### Prompt
Exclude any images and output the remaining records exactly.
* start Material to process *
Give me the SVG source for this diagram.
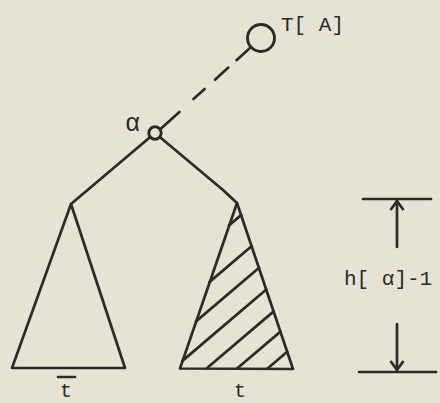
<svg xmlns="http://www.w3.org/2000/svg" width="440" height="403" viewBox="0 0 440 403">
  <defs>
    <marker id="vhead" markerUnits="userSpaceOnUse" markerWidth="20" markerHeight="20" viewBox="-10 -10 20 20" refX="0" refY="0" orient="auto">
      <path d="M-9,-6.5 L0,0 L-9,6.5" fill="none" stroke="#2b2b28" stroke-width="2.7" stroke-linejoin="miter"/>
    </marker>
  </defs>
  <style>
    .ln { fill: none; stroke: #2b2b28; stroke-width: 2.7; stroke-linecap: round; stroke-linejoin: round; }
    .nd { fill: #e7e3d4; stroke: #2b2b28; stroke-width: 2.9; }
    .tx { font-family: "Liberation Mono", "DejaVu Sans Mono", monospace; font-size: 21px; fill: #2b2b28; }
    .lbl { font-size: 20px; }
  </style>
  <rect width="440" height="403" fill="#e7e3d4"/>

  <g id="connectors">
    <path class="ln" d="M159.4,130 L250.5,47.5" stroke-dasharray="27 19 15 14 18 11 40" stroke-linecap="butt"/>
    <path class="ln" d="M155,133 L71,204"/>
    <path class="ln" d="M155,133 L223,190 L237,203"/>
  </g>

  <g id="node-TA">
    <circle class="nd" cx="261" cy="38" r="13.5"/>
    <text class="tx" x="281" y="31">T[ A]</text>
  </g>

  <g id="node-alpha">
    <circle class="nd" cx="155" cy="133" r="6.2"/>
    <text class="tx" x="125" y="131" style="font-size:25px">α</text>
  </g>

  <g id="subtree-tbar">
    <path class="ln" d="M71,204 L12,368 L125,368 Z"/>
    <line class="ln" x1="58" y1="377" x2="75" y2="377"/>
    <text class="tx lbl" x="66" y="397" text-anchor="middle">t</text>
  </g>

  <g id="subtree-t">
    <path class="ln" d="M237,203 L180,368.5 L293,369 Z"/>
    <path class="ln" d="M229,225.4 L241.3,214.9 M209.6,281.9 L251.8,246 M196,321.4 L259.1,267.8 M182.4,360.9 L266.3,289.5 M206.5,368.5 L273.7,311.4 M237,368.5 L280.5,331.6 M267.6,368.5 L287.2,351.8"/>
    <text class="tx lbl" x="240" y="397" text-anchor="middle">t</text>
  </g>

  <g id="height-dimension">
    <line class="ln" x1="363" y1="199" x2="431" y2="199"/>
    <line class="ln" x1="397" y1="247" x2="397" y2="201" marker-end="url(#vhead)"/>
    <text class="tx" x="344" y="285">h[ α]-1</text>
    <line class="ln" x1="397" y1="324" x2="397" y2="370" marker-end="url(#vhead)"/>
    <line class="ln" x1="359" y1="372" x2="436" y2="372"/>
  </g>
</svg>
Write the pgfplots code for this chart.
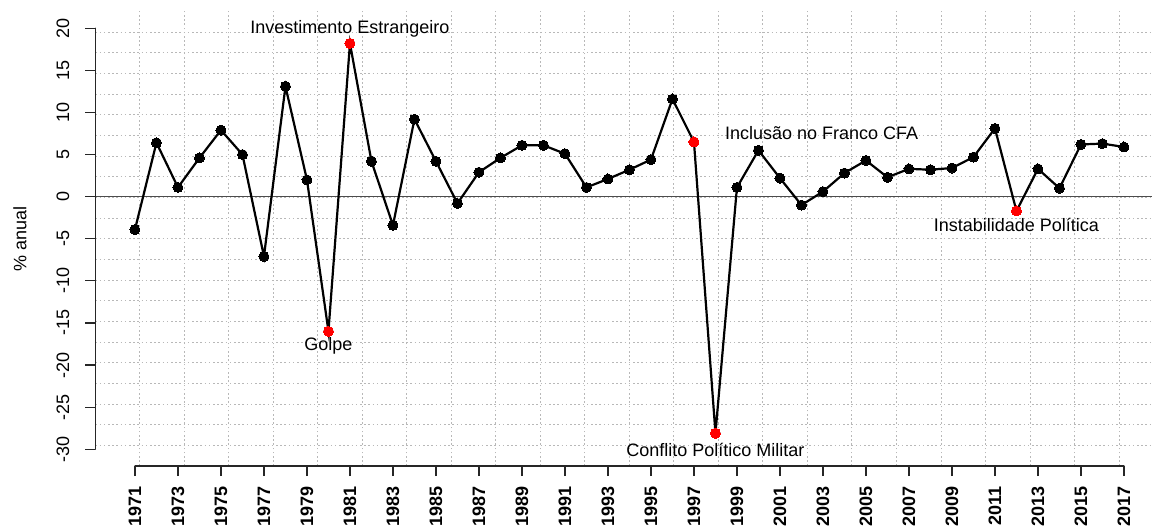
* end Material to process *
### Answer below
Give me the SVG source for this diagram.
<svg xmlns="http://www.w3.org/2000/svg" width="440" height="403" viewBox="0 0 440 403">
  <defs>
    <marker id="vhead" markerUnits="userSpaceOnUse" markerWidth="20" markerHeight="20" viewBox="-10 -10 20 20" refX="0" refY="0" orient="auto">
      <path d="M-9,-6.5 L0,0 L-9,6.5" fill="none" stroke="#2b2b28" stroke-width="2.7" stroke-linejoin="miter"/>
    </marker>
  </defs>
  <style>
    .ln { fill: none; stroke: #2b2b28; stroke-width: 2.7; stroke-linecap: round; stroke-linejoin: round; }
    .nd { fill: #e7e3d4; stroke: #2b2b28; stroke-width: 2.9; }
    .tx { font-family: "Liberation Mono", "DejaVu Sans Mono", monospace; font-size: 21px; fill: #2b2b28; }
    .lbl { font-size: 20px; }
  </style>
  <rect width="440" height="403" fill="#e7e3d4"/>

  <g id="connectors">
    <path class="ln" d="M159.4,130 L250.5,47.5" stroke-dasharray="27 19 15 14 18 11 40" stroke-linecap="butt"/>
    <path class="ln" d="M155,133 L71,204"/>
    <path class="ln" d="M155,133 L223,190 L237,203"/>
  </g>

  <g id="node-TA">
    <circle class="nd" cx="261" cy="38" r="13.5"/>
    <text class="tx" x="281" y="31">T[ A]</text>
  </g>

  <g id="node-alpha">
    <circle class="nd" cx="155" cy="133" r="6.2"/>
    <text class="tx" x="125" y="131" style="font-size:25px">α</text>
  </g>

  <g id="subtree-tbar">
    <path class="ln" d="M71,204 L12,368 L125,368 Z"/>
    <line class="ln" x1="58" y1="377" x2="75" y2="377"/>
    <text class="tx lbl" x="66" y="397" text-anchor="middle">t</text>
  </g>

  <g id="subtree-t">
    <path class="ln" d="M237,203 L180,368.5 L293,369 Z"/>
    <path class="ln" d="M229,225.4 L241.3,214.9 M209.6,281.9 L251.8,246 M196,321.4 L259.1,267.8 M182.4,360.9 L266.3,289.5 M206.5,368.5 L273.7,311.4 M237,368.5 L280.5,331.6 M267.6,368.5 L287.2,351.8"/>
    <text class="tx lbl" x="240" y="397" text-anchor="middle">t</text>
  </g>

  <g id="height-dimension">
    <line class="ln" x1="363" y1="199" x2="431" y2="199"/>
    <line class="ln" x1="397" y1="247" x2="397" y2="201" marker-end="url(#vhead)"/>
    <text class="tx" x="344" y="285">h[ α]-1</text>
    <line class="ln" x1="397" y1="324" x2="397" y2="370" marker-end="url(#vhead)"/>
    <line class="ln" x1="359" y1="372" x2="436" y2="372"/>
  </g>
</svg>
Write the pgfplots code for this chart.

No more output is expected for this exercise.